The ordinance comes in the wake of the Virginia Tech University shootings, where 32 students and faculty were killed. The city is drafting the ordinance as a way to deal with similar threats, said Tom Yeadon, East Lansing's assistant city attorney.

"It was designed as a follow-up for the horrific events that seem to happen every couple of years now," he said. "The problem is that people make these threats and officials don't know whether to take them seriously or if they're just talking the talk. They don't want to ignore the threats, but there's not a lot of tools available to police to take them more seriously."

The ordinance was written at the request of East Lansing police Sgt. Patricia Nowak, who supervises school officers for the department.

After a May 15 meeting of county law enforcement agencies, including the Lansing Police Department and the Michigan State Police, the decision was made to create local ordinances that deal with threats made on school grounds, Nowak said.

The proposed ordinance would make it easier to prosecute people who cause fear on school grounds.

There isn't any law on the books that specifically deals with these types of issues, a June 12 memo from Yeadon to East Lansing City Council stated.

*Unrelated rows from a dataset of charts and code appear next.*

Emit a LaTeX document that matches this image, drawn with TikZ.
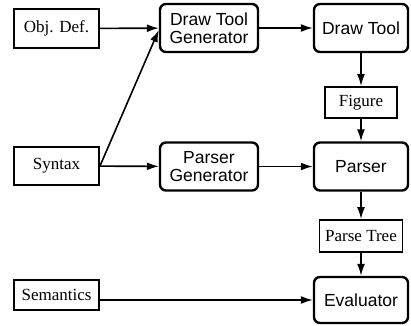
\documentclass[tikz,border=0pt]{standalone}
\usepackage{fontspec}
\setmainfont{Liberation Serif}
\newfontfamily\helv{Liberation Sans}
\usetikzlibrary{arrows.meta}
\begin{document}
\begin{tikzpicture}[x=1pt,y=-1pt,
  plainbox/.style={draw,line width=1.9pt,inner sep=0pt,align=center,
    font=\fontsize{17}{19}\selectfont},
  toolbox/.style={draw,line width=2.4pt,rounded corners=6pt,inner sep=0pt,
    align=center,minimum width=94pt,minimum height=48pt,
    font=\helv\fontsize{17.5}{18}\selectfont},
  flow/.style={line width=1.6pt,-{Latex[length=12pt,width=8pt]}}]
\useasboundingbox (0,0) rectangle (411,325);
% inputs on the left
\node[plainbox,minimum width=85pt,minimum height=39pt] (objdef) at (56.5,28.5) {Obj. Def.};
\node[plainbox,minimum width=85pt,minimum height=38pt] (syntax) at (56.5,166) {Syntax};
\node[plainbox,minimum width=85pt,minimum height=30pt] (sem) at (56.5,295) {Semantics};
% generators
\node[toolbox,minimum width=98pt] (dtg) at (209,28) {Draw Tool\\Generator};
\node[toolbox,minimum width=98pt] (pg) at (209,166.5) {Parser\\Generator};
% tools
\node[toolbox] (dt) at (361,28) {Draw Tool};
\node[toolbox] (parser) at (361,166.5) {Parser};
\node[toolbox,minimum height=46pt] (eval) at (361,300) {Evaluator};
% intermediate data
\node[plainbox,minimum width=72pt,minimum height=31pt] (fig) at (361,102.5) {Figure};
\node[plainbox,minimum width=83pt,minimum height=32pt] (ptree) at (361,236) {Parse Tree};
% connectors
\draw[flow] (objdef) -- (dtg);
\draw[flow] (syntax.east) -- ([yshift=-2pt]dtg.west);
\draw[flow] (syntax) -- (pg);
\draw[flow] (dtg) -- (dt);
\draw[flow] (pg) -- (parser);
\draw[flow] (dt) -- (fig);
\draw[flow] (fig) -- (parser);
\draw[flow] (parser) -- (ptree);
\draw[flow] (ptree) -- (eval);
\draw[flow] (sem.east |- eval.west) -- (eval.west);
\end{tikzpicture}
\end{document}
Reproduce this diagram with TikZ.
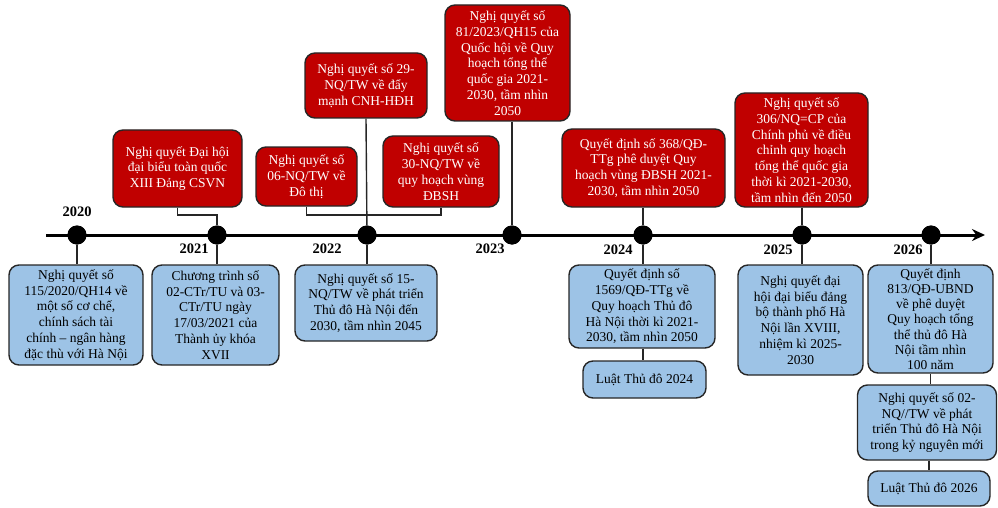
\documentclass[tikz,border=0pt]{standalone}
\usepackage{fontspec}
\setmainfont{Liberation Serif}
\usetikzlibrary{arrows.meta}
\definecolor{myred}{HTML}{C00000}
\definecolor{myblue}{HTML}{9DC3E6}
\begin{document}
\begin{tikzpicture}[x=1pt,y=-1pt,
  box/.style={draw=black!85, line width=1.4pt, rounded corners=10pt, align=center, inner sep=0pt, font=\fontsize{13.5}{15.8}\selectfont},
  redbox/.style={box, fill=myred, text=white},
  bluebox/.style={box, fill=myblue, text=black},
  dot/.style={circle, fill=black, minimum size=19pt, inner sep=0pt},
  year/.style={font=\fontsize{14.5}{16}\selectfont\bfseries},
  link/.style={line width=1.4pt, draw=black!85}]
\useasboundingbox (0,0) rectangle (998,508);

% timeline
\coordinate (tl0) at (46,235);
\coordinate (tl1) at (985,235);
\draw[line width=3pt, -{Stealth[length=13pt,width=12pt]}] (tl0) -- (tl1);

\node[dot] (d2020) at (77,235) {};
\node[dot] (d2021) at (217,235) {};
\node[dot] (d2022) at (367,235) {};
\node[dot] (d2023) at (512,235) {};
\node[dot] (d2024) at (643,235) {};
\node[dot] (d2025) at (802,235) {};
\node[dot] (d2026) at (931,235) {};

\node[year] (y2020) at (77,212) {2020};
\node[year] (y2021) at (194,249) {2021};
\node[year] (y2022) at (327,249) {2022};
\node[year] (y2023) at (490,249) {2023};
\node[year] (y2024) at (618,250) {2024};
\node[year] (y2025) at (778,250) {2025};
\node[year] (y2026) at (908,250) {2026};

% red boxes
\node[redbox, minimum width=129pt, minimum height=77pt] (r1) at (177.5,168.5)
  {Nghị quyết Đại hội\\đại biểu toàn quốc\\XIII Đảng CSVN};
\node[redbox, minimum width=122pt, minimum height=65pt] (r2) at (366,85.5)
  {Nghị quyết số 29-\\NQ/TW về đẩy\\mạnh CNH-HĐH};
\node[redbox, minimum width=101pt, minimum height=59pt] (r3) at (306.5,176.5)
  {Nghị quyết số\\06-NQ/TW về\\Đô thị};
\node[redbox, minimum width=116pt, minimum height=71pt] (r4) at (441,171.5)
  {Nghị quyết số\\30-NQ/TW về\\quy hoạch vùng\\ĐBSH};
\node[redbox, minimum width=125pt, minimum height=116pt] (r5) at (507.5,63)
  {Nghị quyết số\\81/2023/QH15 của\\Quốc hội về Quy\\hoạch tổng thể\\quốc gia 2021-\\2030, tầm nhìn\\2050};
\node[redbox, minimum width=163pt, minimum height=78pt] (r6) at (643.5,168)
  {Quyết định số 368/QĐ-\\TTg phê duyệt Quy\\hoạch vùng ĐBSH 2021-\\2030, tầm nhìn 2050};
\node[redbox, minimum width=133pt, minimum height=114pt] (r7) at (801.5,150)
  {Nghị quyết số\\306/NQ=CP của\\Chính phủ về điều\\chỉnh quy hoạch\\tổng thể quốc gia\\thời kì 2021-2030,\\tầm nhìn đến 2050};

% blue boxes
\node[bluebox, minimum width=134pt, minimum height=100pt] (b1) at (76,315)
  {Nghị quyết số\\115/2020/QH14 về\\một số cơ chế,\\chính sách tài\\chính – ngân hàng\\đặc thù với Hà Nội};
\node[bluebox, minimum width=127pt, minimum height=100pt] (b2) at (215.5,315)
  {Chương trình số\\02-CTr/TU và 03-\\CTr/TU ngày\\17/03/2021 của\\Thành ủy khóa\\XVII};
\node[bluebox, minimum width=142pt, minimum height=76pt] (b3) at (366,303)
  {Nghị quyết số 15-\\NQ/TW về phát triển\\Thủ đô Hà Nội đến\\2030, tầm nhìn 2045};
\node[bluebox, minimum width=146pt, minimum height=83pt] (b4) at (642,306.5)
  {Quyết định số\\1569/QĐ-TTg về\\Quy hoạch Thủ đô\\Hà Nội thời kì 2021-\\2030, tầm nhìn 2050};
\node[bluebox, minimum width=123pt, minimum height=37pt] (b5) at (644.5,379.5)
  {Luật Thủ đô 2024};
\node[bluebox, minimum width=125pt, minimum height=110pt] (b6) at (800.5,320)
  {Nghị quyết đại\\hội đại biểu đảng\\bộ thành phố Hà\\Nội lần XVIII,\\nhiệm kì 2025-\\2030};
\node[bluebox, minimum width=125pt, minimum height=108pt, font=\fontsize{13.5}{15.2}\selectfont] (b7) at (930.5,319)
  {Quyết định\\813/QĐ-UBND\\về phê duyệt\\Quy hoạch tổng\\thể thủ đô Hà\\Nội tầm nhìn\\100 năm};
\node[bluebox, minimum width=139pt, minimum height=75pt] (b8) at (927,422.5)
  {Nghị quyết số 02-\\NQ//TW về phát\\triển Thủ đô Hà Nội\\trong kỷ nguyên mới};
\node[bluebox, minimum width=122pt, minimum height=35pt] (b9) at (929,488.5)
  {Luật Thủ đô 2026};

% connectors (top)
\coordinate (k1) at (217,215);
\draw[link] (r1.south) |- (k1) -- (d2021);
\coordinate (k2) at (367,215);
\draw[link] (r3.south) |- (k2) -| (r4.south);
\draw[link] (r2.south) -- (d2022);
\draw[link] (d2023 |- r5.south) -- (d2023);
\draw[link] (d2024 |- r6.south) -- (d2024);
\draw[link] (d2025 |- r7.south) -- (d2025);

% connectors (bottom)
\draw[link] (d2020) -- (d2020 |- b1.north);
\draw[link] (d2021) -- (d2021 |- b2.north);
\draw[link] (d2022) -- (d2022 |- b3.north);
\draw[link] (d2024) -- (d2024 |- b4.north);
\draw[link] (d2024 |- b4.south) -- (d2024 |- b5.north);
\draw[link] (d2025) -- (d2025 |- b6.north);
\draw[link] (d2026) -- (d2026 |- b7.north);
\draw[link] (b8.north -| b7.south) -- (b7.south);
\draw[link] (b8.south -| b9.north) -- (b9.north);

% redraw dots over lines
\foreach \d in {d2020,d2021,d2022,d2023,d2024,d2025,d2026}
  \fill (\d) circle (9.5pt);
\end{tikzpicture}
\end{document}
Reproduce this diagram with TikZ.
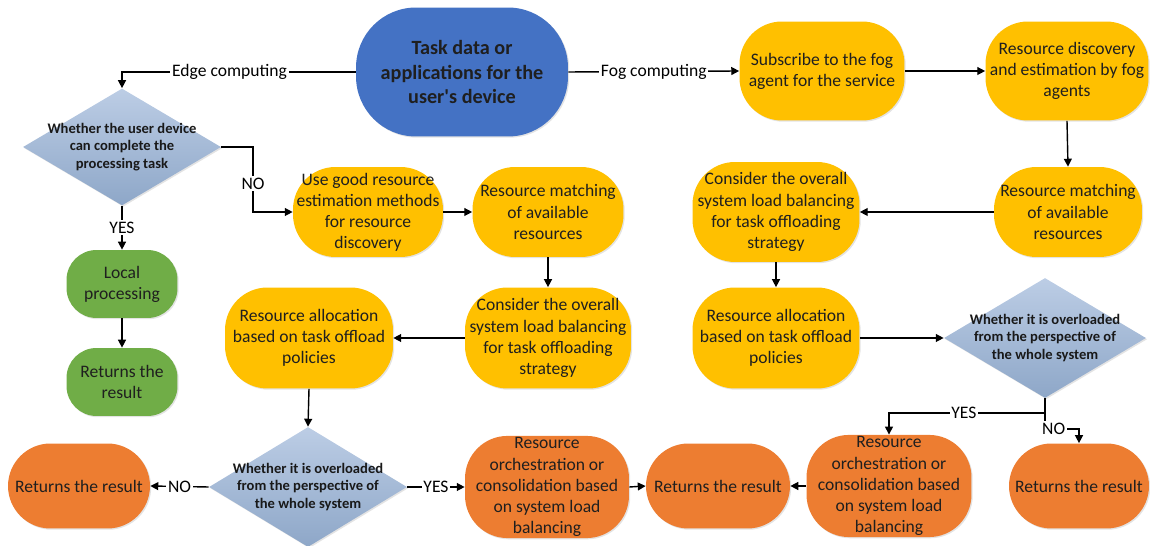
\documentclass[tikz,border=0pt]{standalone}
\usepackage{fontspec}
\setmainfont{Carlito}
\usetikzlibrary{arrows.meta,shapes.geometric,shadows}
\definecolor{taskblue}{HTML}{4472C4}
\definecolor{fogyellow}{HTML}{FFC000}
\definecolor{localgreen}{HTML}{70AD47}
\definecolor{resorange}{HTML}{ED7D31}
\definecolor{dectop}{HTML}{BCCDE5}
\definecolor{decbottom}{HTML}{8EA7C8}
\begin{document}
\begin{tikzpicture}[x=0.02cm,y=-0.02cm,
    shade/.style={drop shadow={opacity=0.22,shadow xshift=0.7pt,shadow yshift=-0.7pt}},
    proc/.style={shade,rounded corners=0.85cm,align=center,inner sep=1pt,text=black!88,
        font=\fontsize{10}{12}\selectfont},
    fog/.style={proc,fill=fogyellow},
    local/.style={proc,fill=localgreen,rounded corners=0.6cm,minimum width=2.22cm,minimum height=1.36cm},
    res/.style={proc,fill=resorange},
    decision/.style={shade,diamond,inner sep=0pt,top color=dectop,bottom color=decbottom},
    dtext/.style={align=center,text=black!90,font=\fontsize{8.3}{10}\selectfont\bfseries},
    lbl/.style={fill=white,inner sep=1pt,font=\fontsize{10}{12}\selectfont},
    arr/.style={line width=0.8pt,-{Triangle[length=4.5pt,width=4.5pt]}}]
    \useasboundingbox (0,0) rectangle (1150,546);
    % top row
    \node[shade,fill=taskblue,rounded corners=1.2cm,minimum width=4.24cm,minimum height=2.58cm,
        align=center,text=black!88,font=\fontsize{11.5}{14}\selectfont\bfseries] (task) at (462,72)
        {Task data or\\applications for the\\user\textquotesingle s device};
    \node[fog,minimum width=3.3cm,minimum height=1.98cm] (sub) at (822,71)
        {Subscribe to the fog\\agent for the service};
    \node[fog,minimum width=3.26cm,minimum height=1.98cm] (disc) at (1067,71)
        {Resource discovery\\and estimation by fog\\agents};
    % edge computing side
    \node[decision,minimum width=3.96cm,minimum height=2.34cm] (decU) at (122,147) {};
    \node[dtext] (decUt) at (decU) {Whether the user device\\can complete the\\processing task};
    \node[local] (local) at (122,284) {Local\\processing};
    \node[local] (retG) at (122,382) {Returns the\\result};
    \node[fog,minimum width=3cm,minimum height=1.8cm] (useres) at (368,212)
        {Use good resource\\estimation methods\\for resource\\discovery};
    \node[fog,minimum width=3.02cm,minimum height=1.8cm] (matchL) at (548,212)
        {Resource matching\\of available\\resources};
    \node[fog,minimum width=3.32cm,minimum height=2.02cm] (consL) at (548,338)
        {Consider the overall\\system load balancing\\for task offloading\\strategy};
    \node[fog,minimum width=3.36cm,minimum height=2.02cm] (allocL) at (309,338)
        {Resource allocation\\based on task offload\\policies};
    \node[decision,minimum width=3.96cm,minimum height=2.4cm] (decL) at (308,487) {};
    \node[dtext] (decLt) at (decL) {Whether it is overloaded\\from the perspective of\\the whole system};
    \node[res,minimum width=2.84cm,minimum height=1.7cm] (retL) at (79,486) {Returns the result};
    \node[res,minimum width=3.28cm,minimum height=2cm] (orchL) at (547,487)
        {Resource\\orchestration or\\consolidation based\\on system load\\balancing};
    \node[res,minimum width=2.88cm,minimum height=1.7cm] (retM) at (718,486) {Returns the result};
    % fog computing side
    \node[fog,minimum width=2.96cm,minimum height=1.8cm] (matchR) at (1068,212)
        {Resource matching\\of available\\resources};
    \node[fog,minimum width=3.34cm,minimum height=2cm] (consR) at (776,212)
        {Consider the overall\\system load balancing\\for task offloading\\strategy};
    \node[fog,minimum width=3.34cm,minimum height=2.02cm] (allocR) at (776,338)
        {Resource allocation\\based on task offload\\policies};
    \node[decision,minimum width=4.04cm,minimum height=2.4cm] (decR) at (1045,338) {};
    \node[dtext] (decRt) at (decR) {Whether it is overloaded\\from the perspective of\\the whole system};
    \node[res,minimum width=3.3cm,minimum height=2cm] (orchR) at (889,486)
        {Resource\\orchestration or\\consolidation based\\on system load\\balancing};
    \node[res,minimum width=2.8cm,minimum height=1.7cm] (retR) at (1079,486) {Returns the result};
    \coordinate (noU) at (253,147);
    \coordinate (yesR) at (1045,413);
    \coordinate (noR) at (1045,429);
    % connectors
    \draw[arr] (task.west) -| node[lbl,pos=0.27]{Edge computing} (decU.north);
    \draw[arr] (task.east) -- node[lbl]{Fog computing} (sub.west);
    \draw[arr] (decU.south) -- node[lbl]{YES} (local.north);
    \draw[arr] (decU.east) -- (noU) |- node[lbl,pos=0.28]{NO} (useres.west);
    \draw[arr] (decL.west) -- node[lbl]{NO} (retL.east);
    \draw[arr] (decL.east) -- node[lbl]{YES} (orchL.west);
    \draw[arr] (decR.south) -- (yesR) -| node[lbl,pos=0.26]{YES} (orchR.north);
    \draw[arr] (decR.south) -- (noR) node[lbl,anchor=west,xshift=-3pt]{NO} -| (retR.north);
    \foreach \a/\b in {sub.east/disc.west, disc.south/matchR.north, matchR.west/consR.east,
        consR.south/allocR.north, allocR.east/decR.west, orchR.west/retM.east,
        local.south/retG.north, useres.east/matchL.west, matchL.south/consL.north,
        consL.west/allocL.east, allocL.south/decL.north, orchL.east/retM.west}
        \draw[arr] (\a) -- (\b);
\end{tikzpicture}
\end{document}
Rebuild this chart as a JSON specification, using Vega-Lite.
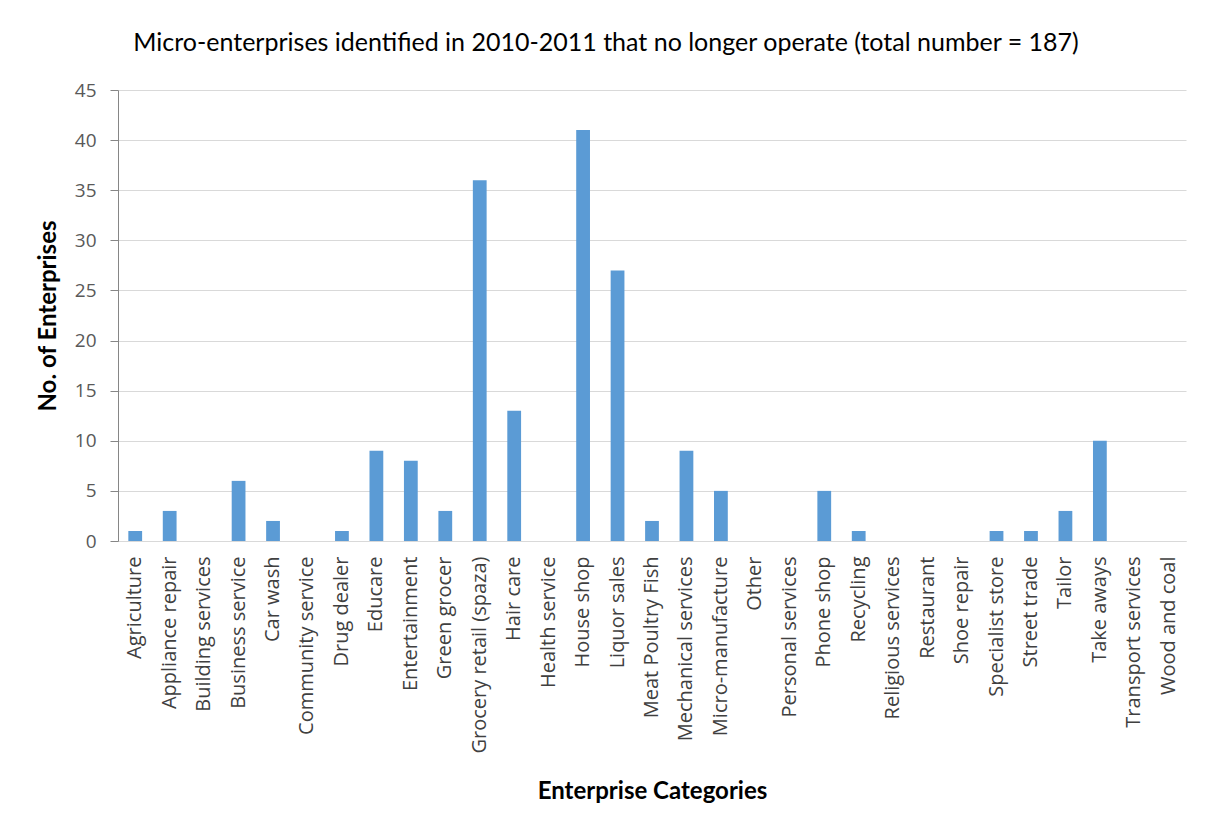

"If it's so important, it seems like a 90-day misdemeanor is a slap on the wrist," Councilmember Kevin Beard said.

The ordinance will help East Lansing deal with any issues that arise, Nowak said.

"I hope it will be an instrumental tool that will help and not harm," she said. "We are in a prevention, proactive mode rather than a prosecution mode."

However, two of the ordinance's provisions could be seen as a threat to free speech.

"It is a concern," said Kevin Saunders, an MSU law professor and First Amendment issues expert. "If after one of the shootings happened and someone said, 'I understand why he did it,' that could be taken as a violation."